The moral of the story is that Eurosceptic traders in London need to appreciate what happens when they attack the foundations of the EU through its monetary chinks. The reaction is always more federalism, not less federalism. With the likelihood of an EU-wide bailout in mind, let’s go back to the utterances from last week at Davos. Barroso appeared to suggest that Ireland was a basket case, and was only being kept alive by the paternalistic protection of Europe’s single currency.
By extension, he must believe – if he has an ounce of economic grey matter in his head – that, without the euro, an independent Irish currency would collapse.
If this is the case, he has just made the most compelling case for why the single currency is inappropriate, and why much greater central EU tax and budgetary powers are necessary if the euro is not to break up. For this to come to pass, the EU has to become a much closer political entity.
The point of a currency union is that it must be appropriate for the country concerned. If a country’s debt position and economic predicament is so perilous that it would find it difficult to maintain a particular exchange rate if it were outside the union, then the euro is an overvalued currency for that country.
This means that the country would suffer social explosion from membership, resulting from huge unemployment and bankruptcies. Most countries wouldn’t tolerate this for long.
They would try to become more competitive by cutting wages, but workers wouldn’t accept this – and the country would either defaultor pull out of the euro, or most likely both.
Trichet has figured this out, which is why he is telling anyone who cares to listen that the euro is okay. He obviously thinks it’s not, because he has followed recent events through to their logical conclusions. So does all this mean that the credit default swap (CDS) traders were right last week? After all, they are betting now that Ireland, the country with the lowest debt to GDP ratio in Europe, will default more quickly than Greece – the country with the highest.
The answer is that they might not be right, but we should be concerned. We have seen (and I am no conspiracy theorist) an orchestrated campaign against Ireland in the British financial press of late.
This is how defaults happen. First, the country gets itself into a mess. Then the tail starts wagging the dog.
The CDS traders start to take positions against the country in the thin CDS market. Then, the much bigger sovereign bond market begins to reflect this. So people start to say things like ‘‘the CDS market is saying that Ireland is moving into default territory’’, even though we might have huge borrowing capacity.
The traders who are taking abet against Ireland continue to drive the CDS prices upwards, and they leak stories to the media about us. This activity attracts others. Large investment banks start to write notes about the deteriorating Irish position.
Suddenly, what began as a trickle – with a few isolated traders taking a punt – becomes a torrent. It is important to remember that the CDS market is still small, but its ramifications are felt everywhere.
Ultimately, Ireland goes to raise money, and fails to get all the debt sold. This causes a run on the Irish government bond market and it becomes ‘common knowledge’ that Ireland is in trouble.
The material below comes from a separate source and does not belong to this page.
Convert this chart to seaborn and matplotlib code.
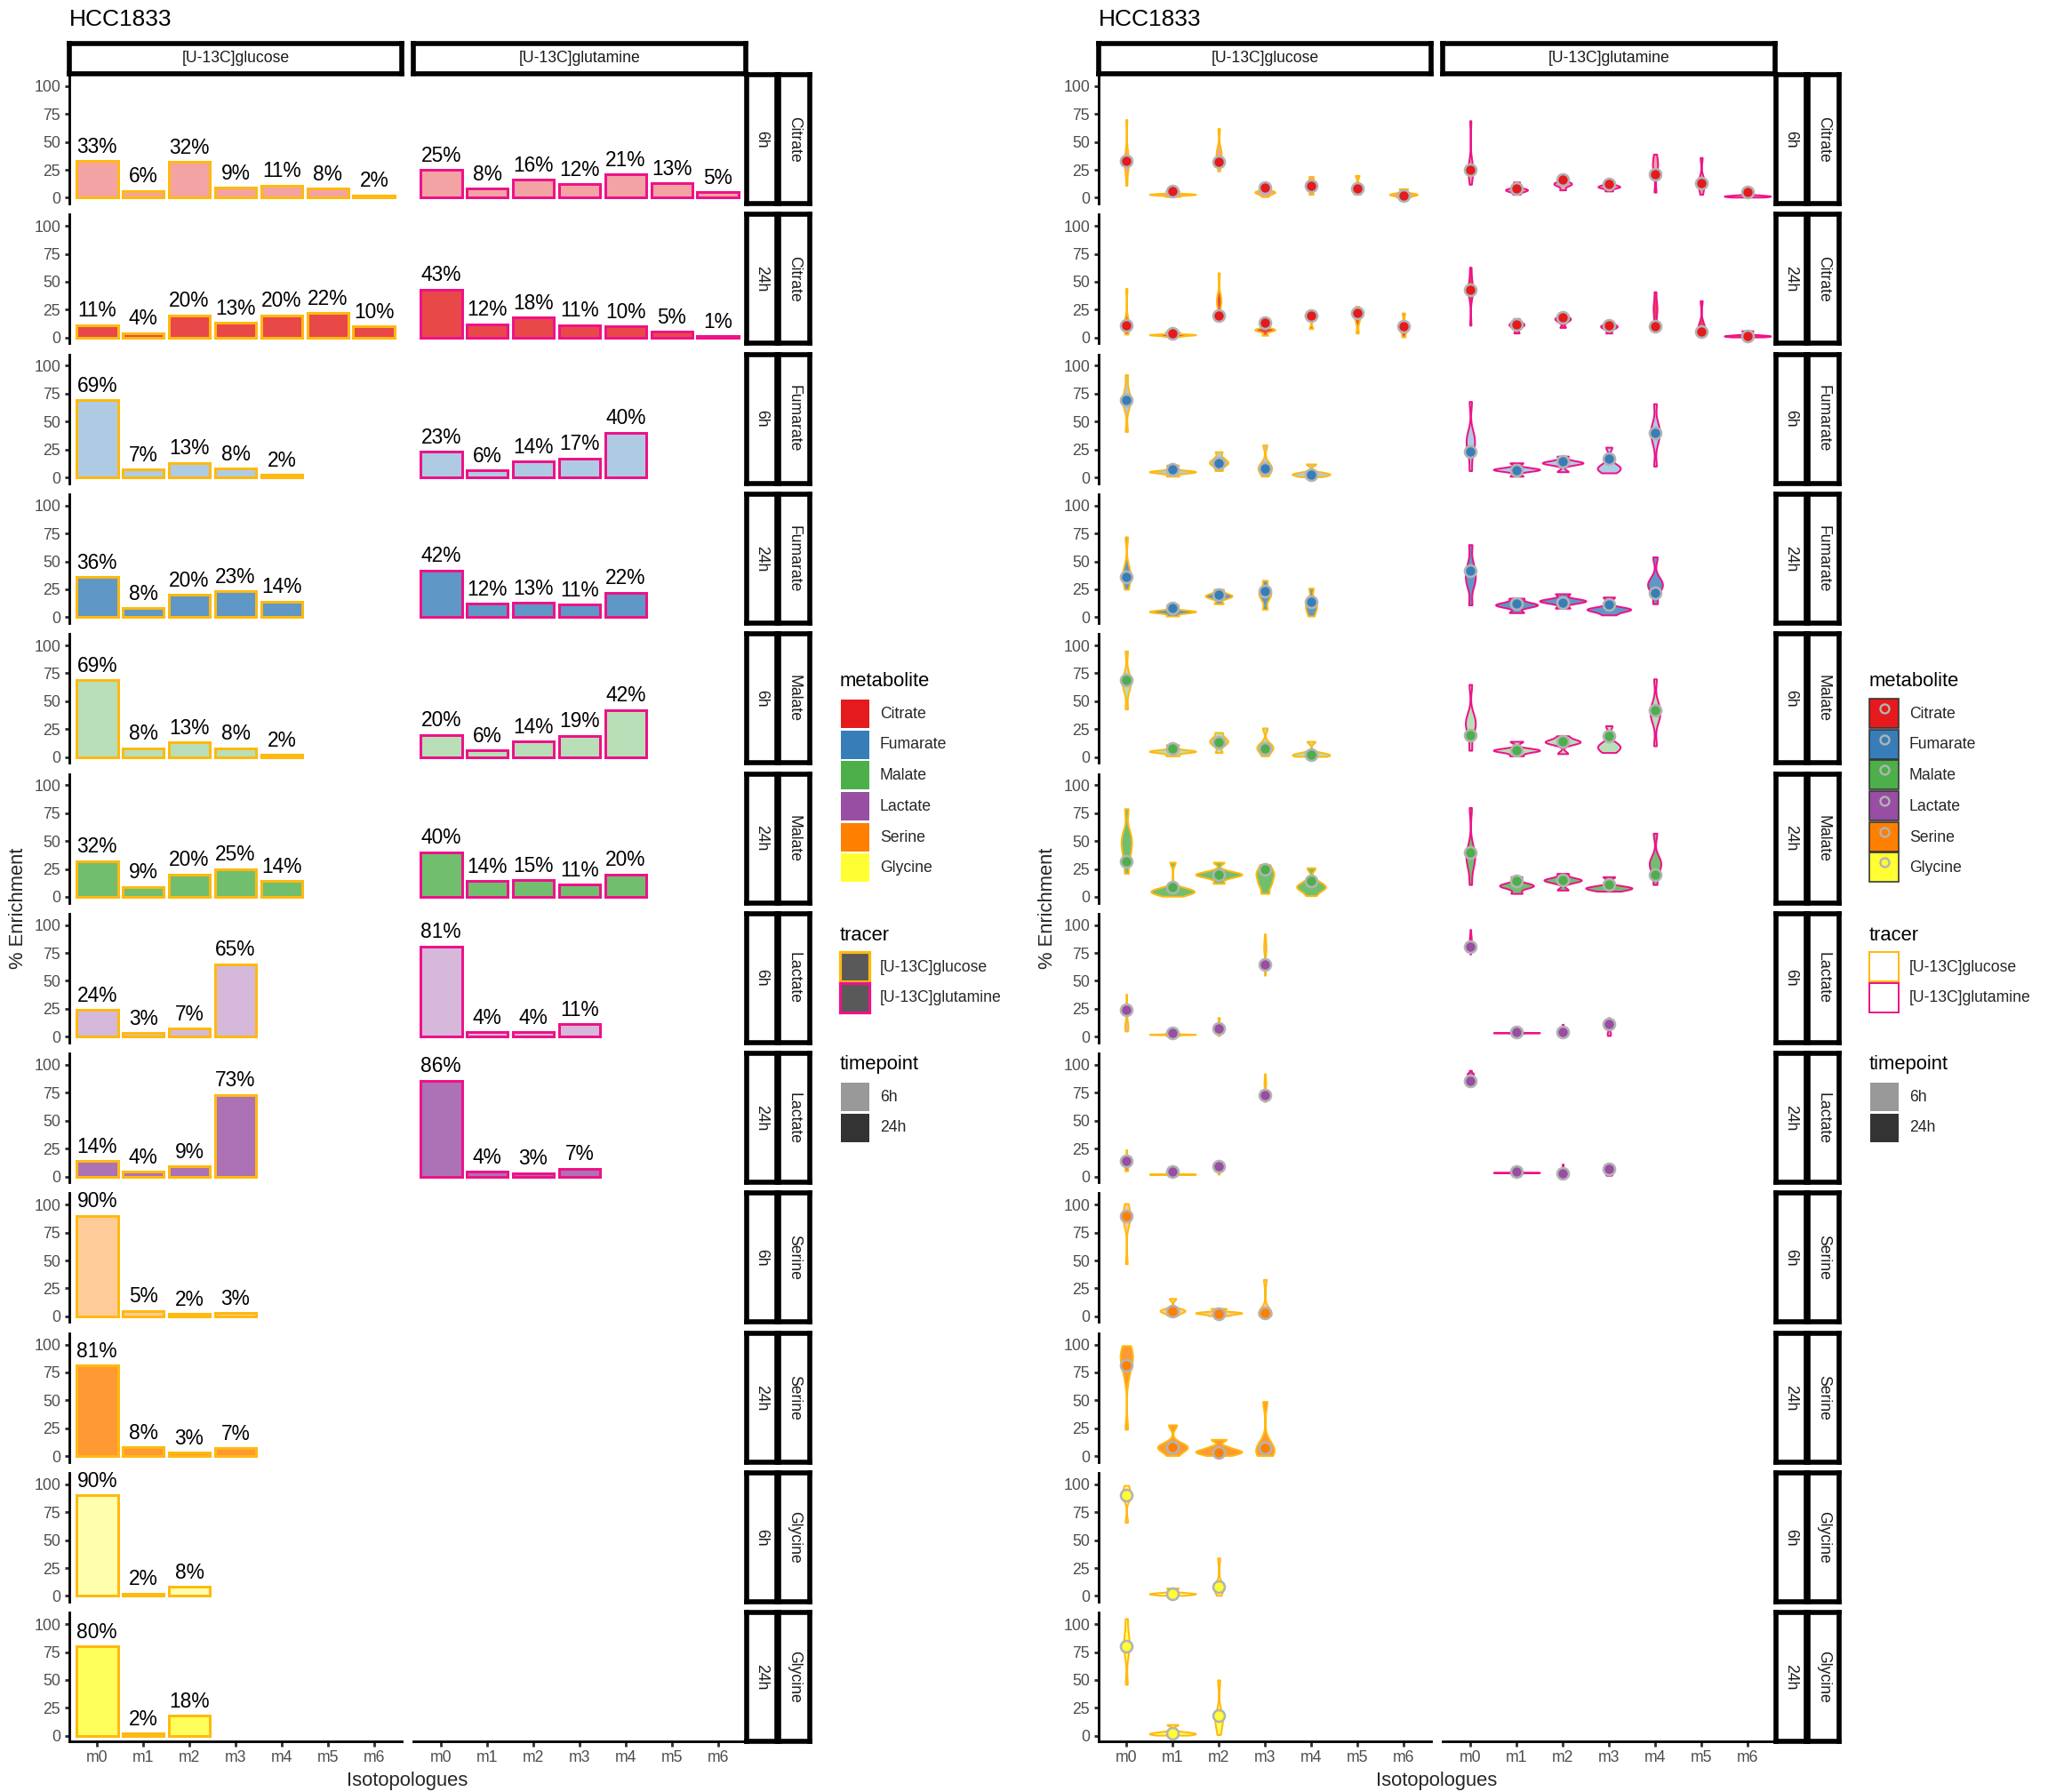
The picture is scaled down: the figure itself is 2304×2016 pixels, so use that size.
import matplotlib
matplotlib.use("Agg")
import matplotlib.pyplot as plt
import seaborn as sns
import pandas as pd
import numpy as np
from matplotlib.patches import Patch
from matplotlib.lines import Line2D
from matplotlib.colors import to_rgb

# ---------------- data ----------------
cell_line = "HCC1833"
metabolites = ["Citrate", "Fumarate", "Malate", "Lactate", "Serine", "Glycine"]
timepoints = ["6h", "24h"]
tracers = ["[U-13C]glucose", "[U-13C]glutamine"]
isotopologues = ["m0", "m1", "m2", "m3", "m4", "m5", "m6"]
metabolite_colors = ["#E41A1C", "#377EB8", "#4DAF4A", "#984EA3", "#FF7F00", "#FFFF33"]
tracer_colors = ["#FFB90F", "#EE1289"]
timepoint_alpha = [0.4, 0.8]

# mean % enrichment (bar heights / points)
citrate_6h_glucose = [33, 6, 32, 9, 11, 8, 2]
citrate_6h_glutamine = [25, 8, 16, 12, 21, 13, 5]
citrate_24h_glucose = [11, 4, 20, 13, 20, 22, 10]
citrate_24h_glutamine = [43, 12, 18, 11, 10, 5, 1]
fumarate_6h_glucose = [69, 7, 13, 8, 2]
fumarate_6h_glutamine = [23, 6, 14, 17, 40]
fumarate_24h_glucose = [36, 8, 20, 23, 14]
fumarate_24h_glutamine = [42, 12, 13, 11, 22]
malate_6h_glucose = [69, 8, 13, 8, 2]
malate_6h_glutamine = [20, 6, 14, 19, 42]
malate_24h_glucose = [32, 9, 20, 25, 14]
malate_24h_glutamine = [40, 14, 15, 11, 20]
lactate_6h_glucose = [24, 3, 7, 65]
lactate_6h_glutamine = [81, 4, 4, 11]
lactate_24h_glucose = [14, 4, 9, 73]
lactate_24h_glutamine = [86, 4, 3, 7]
serine_6h_glucose = [90, 5, 2, 3]
serine_6h_glutamine = []
serine_24h_glucose = [81, 8, 3, 7]
serine_24h_glutamine = []
glycine_6h_glucose = [90, 2, 8]
glycine_6h_glutamine = []
glycine_24h_glucose = [80, 2, 18]
glycine_24h_glutamine = []

# replicate-level values behind the violins (one list per isotopologue)
citrate_6h_glucose_samples = [[11, 24, 29, 31, 33, 36, 42, 70], [1, 2.5, 3, 3, 3.5, 6], [24, 33, 37, 40, 44, 62],
                              [1, 4, 5, 5, 6, 13], [3, 9, 11, 12, 14, 19], [3, 6, 8, 9, 11, 20], [0.5, 2, 3, 3, 4, 8]]
citrate_6h_glutamine_samples = [[12, 20, 23, 25, 28, 33, 69], [3, 6, 7, 7, 8, 14], [7, 11, 12, 13, 14, 19],
                                [6, 9, 10, 10, 12, 15], [5, 20, 26, 30, 33, 39], [3, 10, 12, 14, 18, 36],
                                [0.5, 1, 1.5, 1.5, 2, 6]]
citrate_24h_glucose_samples = [[3, 8, 10, 12, 16, 44], [1, 2, 2.5, 2.5, 3, 5], [16, 28, 32, 34, 37, 58],
                               [2, 6, 7, 7, 8, 12], [8, 17, 19, 20, 21, 23], [4, 14, 18, 21, 23, 28],
                               [0.5, 6, 8, 10, 12, 22]]
citrate_24h_glutamine_samples = [[11, 36, 41, 43, 46, 52, 63], [4, 9, 11, 12, 13, 17], [9, 14, 16, 17, 18, 21],
                                 [4, 8, 10, 10, 12, 15], [5, 10, 20, 26, 30, 41], [2, 5, 7, 9, 13, 33],
                                 [0.5, 1, 1.5, 1.5, 2, 6]]
fumarate_6h_glucose_samples = [[41, 62, 67, 69, 72, 78, 92], [1, 4.5, 5, 5, 5.5, 11], [6, 11, 13, 14, 17, 23],
                               [1, 6, 8, 9, 13, 29], [0.5, 2, 3, 3, 4, 12]]
fumarate_6h_glutamine_samples = [[6, 22, 28, 32, 35, 40, 68], [1, 6, 7, 7, 8, 13], [5, 12, 13, 13, 14, 19],
                                 [4, 7, 8, 9, 12, 27], [10, 30, 37, 40, 43, 48, 66]]
fumarate_24h_glucose_samples = [[25, 33, 36, 40, 45, 72], [1, 4.5, 5, 5, 5.5, 11], [12, 17, 19, 19, 21, 25],
                                [7, 16, 20, 22, 25, 33], [1, 6, 9, 12, 16, 26]]
fumarate_24h_glutamine_samples = [[11, 28, 33, 37, 42, 48, 65], [4, 9, 11, 11, 13, 17], [8, 13, 14, 15, 16, 21],
                                  [2, 6, 7, 7, 8, 18], [12, 25, 28, 30, 34, 54]]
malate_6h_glucose_samples = [[43, 60, 64, 67, 70, 75, 95], [1, 4.5, 5, 5, 6, 11], [4, 11, 13, 15, 17, 22],
                             [1, 6, 8, 9, 12, 26], [0.5, 1.5, 2, 2, 3, 14]]
malate_6h_glutamine_samples = [[6, 22, 27, 30, 33, 38, 65], [1, 5, 6, 6, 7, 14], [3, 12, 13, 14, 15, 19],
                               [4, 7, 9, 10, 13, 28], [10, 32, 37, 40, 43, 48, 70]]
malate_24h_glucose_samples = [[21, 35, 42, 48, 52, 58, 79], [0.5, 3, 4, 4.5, 5, 5, 5.5, 6, 7, 31],
                              [12, 17, 19, 20, 20, 21, 23, 31], [3, 10, 14, 18, 21, 24, 29], [1, 6, 8, 9, 11, 14, 26]]
malate_24h_glutamine_samples = [[11, 28, 33, 36, 39, 45, 80], [3, 8, 10, 10, 12, 18], [6, 13, 15, 15, 16, 21],
                                [5, 7, 8, 8, 9, 18], [11, 24, 28, 31, 34, 57]]
lactate_6h_glucose_samples = [[5, 8, 9, 10, 12, 38], [1, 1.8, 2, 2, 2.2, 3], [1, 5, 7, 7, 9, 17],
                              [55, 75, 79, 81, 84, 92]]
lactate_6h_glutamine_samples = [[74, 84, 87, 88, 90, 96], [3, 3.4, 3.5, 3.5, 3.6, 4], [1, 2.5, 3, 3, 4, 11],
                                [1, 2, 2.5, 3, 4, 17]]
lactate_24h_glucose_samples = [[5, 6.5, 7, 7, 8, 24], [1.5, 1.9, 2, 2, 2.1, 2.5], [2, 6, 7, 8, 9, 12],
                               [67, 80, 83, 84, 87, 92]]
lactate_24h_glutamine_samples = [[89, 91, 92, 92, 93, 95], [3, 3.4, 3.5, 3.5, 3.6, 4], [1, 1.8, 2, 2, 3, 11],
                                 [1, 1.8, 2, 2, 3, 9]]
serine_6h_glucose_samples = [[47, 82, 87, 89, 91, 94, 101], [0.5, 4, 5, 5, 6, 16], [0.5, 2, 3, 3, 4, 7],
                             [0.5, 2, 3, 3, 5, 33]]
serine_6h_glutamine_samples = []
serine_24h_glucose_samples = [[24, 70, 80, 85, 88, 91, 94, 99], [0.5, 6, 8, 8, 11, 28], [0.5, 3, 4, 5, 8, 15],
                              [0.5, 4, 5, 6, 12, 49]]
serine_24h_glutamine_samples = []
glycine_6h_glucose_samples = [[66, 87, 90, 91, 94, 99], [0.5, 1.5, 2, 2, 2.5, 7], [0.5, 6, 7, 8, 11, 34]]
glycine_6h_glutamine_samples = []
glycine_24h_glucose_samples = [[46, 72, 80, 84, 90, 105], [0.5, 1.5, 2, 2, 3, 10], [1, 10, 14, 16, 22, 50]]
glycine_24h_glutamine_samples = []

# ---------------- tables built from the arrays ----------------
g = globals()
bar_records, samp_records = [], []
for m in metabolites:
    for t in timepoints:
        for tr, trk in zip(tracers, ["glucose", "glutamine"]):
            key = f"{m.lower()}_{t}_{trk}"
            for iso, v in zip(isotopologues, g[key]):
                bar_records.append(dict(metabolite=m, timepoint=t, tracer=tr, iso=iso, value=v))
            for iso, ss in zip(isotopologues, g[key + "_samples"]):
                for s in ss:
                    samp_records.append(dict(metabolite=m, timepoint=t, tracer=tr, iso=iso, value=s))
bars_df = pd.DataFrame(bar_records)
samples_df = pd.DataFrame(samp_records)

# ---------------- styling ----------------
sns.set_theme(style="white")
plt.rcParams["font.family"] = ["Liberation Sans", "DejaVu Sans"]

W, H, DPI = 2304, 2016, 144
fig = plt.figure(figsize=(W / DPI, H / DPI), dpi=DPI)
fig.patch.set_facecolor("white")


def px_axes(x0, y0, w, h):
    return fig.add_axes([x0 / W, 1 - (y0 + h) / H, w / W, h / H])


def blend(c, a):
    r = np.array(to_rgb(c))
    return tuple(r * a + (1 - a))


COL_X = [78, 465]
COL_W = 374
ROW_Y0, ROW_PITCH, ROW_H = 84, 157.3, 145
STRIP_Y, STRIP_H = 49, 34
TP_X, TP_W = 840, 34
MET_X, MET_W = 876, 35
HALVES = [(0, "bar"), (1158, "violin")]
AXW = 1.42
TICKC = "#333333"
LABC = "#4D4D4D"


def style_strip(ax):
    ax.set_xticks([])
    ax.set_yticks([])
    ax.set_facecolor("white")
    for s in ax.spines.values():
        s.set_visible(True)
        s.set_linewidth(2.8)
        s.set_color("black")


panel_rows = [(m, t) for m in metabolites for t in timepoints]
nrows = len(panel_rows)

for ox, kind in HALVES:
    fig.text((ox + COL_X[0]) / W, 1 - 22 / H, cell_line, fontsize=13.2, ha="left", va="center", color="black")
    for ci, tr in enumerate(tracers):
        sa = px_axes(ox + COL_X[ci], STRIP_Y, COL_W, STRIP_H)
        style_strip(sa)
        sa.text(0.5, 0.5, tr, transform=sa.transAxes, ha="center", va="center", fontsize=8.8, color="#1A1A1A")
    for ri, (m, t) in enumerate(panel_rows):
        y0 = ROW_Y0 + ri * ROW_PITCH
        mi = metabolites.index(m)
        fill = blend(metabolite_colors[mi], timepoint_alpha[timepoints.index(t)])
        for ci, tr in enumerate(tracers):
            ax = px_axes(ox + COL_X[ci], y0, COL_W, ROW_H)
            ax.set_facecolor("none")
            edge = tracer_colors[ci]
            sub = bars_df[(bars_df.metabolite == m) & (bars_df.timepoint == t) & (bars_df.tracer == tr)]
            if kind == "bar":
                if len(sub):
                    sns.barplot(data=sub, x="iso", y="value", order=isotopologues, color=fill,
                                edgecolor=edge, linewidth=1.5, width=0.9, saturation=1,
                                errorbar=None, ax=ax)
                    for iso, v in zip(sub.iso, sub.value):
                        ax.annotate(f"{v:.0f}%", (isotopologues.index(iso), v), xytext=(0, 2.2),
                                    textcoords="offset points", ha="center", va="bottom",
                                    fontsize=11.4, color="black")
            else:
                ss = samples_df[(samples_df.metabolite == m) & (samples_df.timepoint == t) & (samples_df.tracer == tr)]
                if len(ss):
                    sns.violinplot(data=ss, x="iso", y="value", order=isotopologues, color=fill,
                                   linecolor=edge, linewidth=1.0, cut=0, inner=None, bw_adjust=0.55,
                                   density_norm="area", width=1.0, saturation=1, ax=ax)
                    sns.stripplot(data=sub, x="iso", y="value", order=isotopologues, jitter=False,
                                  color=metabolite_colors[mi], edgecolor="#B3B3B3", linewidth=1.3,
                                  size=6.5, ax=ax, zorder=5)
            ax.set_xlim(-0.6, len(isotopologues) - 0.4)
            ax.set_ylim(-5.25, 110.25)
            ax.set_xlabel("")
            ax.set_ylabel("")
            ax.grid(False)
            for s in ["top", "right"]:
                ax.spines[s].set_visible(False)
            ax.spines["left"].set_visible(ci == 0)
            ax.spines["bottom"].set_visible(ri == nrows - 1)
            for s in ["left", "bottom"]:
                ax.spines[s].set_linewidth(AXW)
                ax.spines[s].set_color("black")
            if ci == 0:
                ax.set_yticks([0, 25, 50, 75, 100])
                ax.set_yticklabels(["0", "25", "50", "75", "100"])
                ax.tick_params(axis="y", left=True, length=2.75, width=AXW, color=TICKC,
                               labelsize=8.8, labelcolor=LABC, pad=2.2)
            else:
                ax.set_yticks([])
            if ri == nrows - 1:
                ax.set_xticks(range(len(isotopologues)))
                ax.set_xticklabels(isotopologues)
                ax.tick_params(axis="x", bottom=True, length=2.75, width=AXW, color=TICKC,
                               labelsize=8.8, labelcolor=LABC, pad=2.2)
            else:
                ax.set_xticks([])
        ta = px_axes(ox + TP_X, y0, TP_W, ROW_H)
        style_strip(ta)
        ta.text(0.5, 0.5, t, transform=ta.transAxes, rotation=-90, ha="center", va="center",
                fontsize=8.8, color="#1A1A1A")
        ma = px_axes(ox + MET_X, y0, MET_W, ROW_H)
        style_strip(ma)
        ma.text(0.5, 0.5, m, transform=ma.transAxes, rotation=-90, ha="center", va="center",
                fontsize=8.8, color="#1A1A1A")

    fig.text((ox + 21) / W, 1 - 1022 / H, "% Enrichment", rotation=90, fontsize=11, ha="center", va="center")
    fig.text((ox + 458) / W, 1 - 2003 / H, "Isotopologues", fontsize=11, ha="center", va="center")

    LX = ox + 945
    if kind == "bar":
        met_handles = [Patch(facecolor=c, edgecolor="white", linewidth=0.5) for c in metabolite_colors]
        tr_handles = [Patch(facecolor="#595959", edgecolor=c, linewidth=1.6) for c in tracer_colors]
    else:
        met_handles = [(Patch(facecolor=c, edgecolor="#333333", linewidth=0.8),
                        Line2D([], [], marker="o", linestyle="none", markerfacecolor="none",
                               markeredgecolor="#B3B3B3", markersize=5, markeredgewidth=1.2))
                       for c in metabolite_colors]
        tr_handles = [Patch(facecolor="white", edgecolor=c, linewidth=1.0) for c in tracer_colors]
    tp_handles = [Patch(facecolor=blend("black", a), edgecolor="white", linewidth=0.5) for a in timepoint_alpha]
    groups = [("metabolite", met_handles, metabolites, 767, 786),
              ("tracer", tr_handles, tracers, 1052, 1071),
              ("timepoint", tp_handles, timepoints, 1198, 1217)]
    for title, handles, labels, ty, ky in groups:
        fig.text(LX / W, 1 - ty / H, title, fontsize=11, ha="left", va="center", color="black")
        fig.legend(handles, labels, loc="upper left", bbox_to_anchor=(LX / W, 1 - ky / H),
                   frameon=False, fontsize=8.8, handlelength=1.9, handleheight=2.5,
                   labelspacing=0.1, handletextpad=0.65, borderpad=0, borderaxespad=0)

fig.savefig("out.png", dpi=DPI, facecolor="white")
Because we are already going to borrow at least â‚¬18 billion to cover day-to-day spending this year, any shortfall in tax has to be paid for by borrowing. If the ability to borrow falters, we face the very real prospect of a fiscal crisis this year. A fiscal crisis is when the Minister for Finance informs the Taoiseach that we can’t pay teachers’ salaries next month because we don’t have the cash.
This is not so far-fetched. Our banks are being drip-fed loans by the ECB to keep them afloat – like many other banks across the EU. This is obviously what Trichet sees every day, and what worries him about the entire single currency. What has happened to our banks is likely to happen to our state.
Although it might not feel like it this morning, we are seeing the beginning of a process that is likely to lead to serious questions about the future of the euro, as well as the membership of the small countries which have borrowed highly, and about their ability to repay their debts.
We are one of this group. Our best hope now is that we do not end up on our own, and that at least a few strapped countries end up playing Russian roulette with the EU.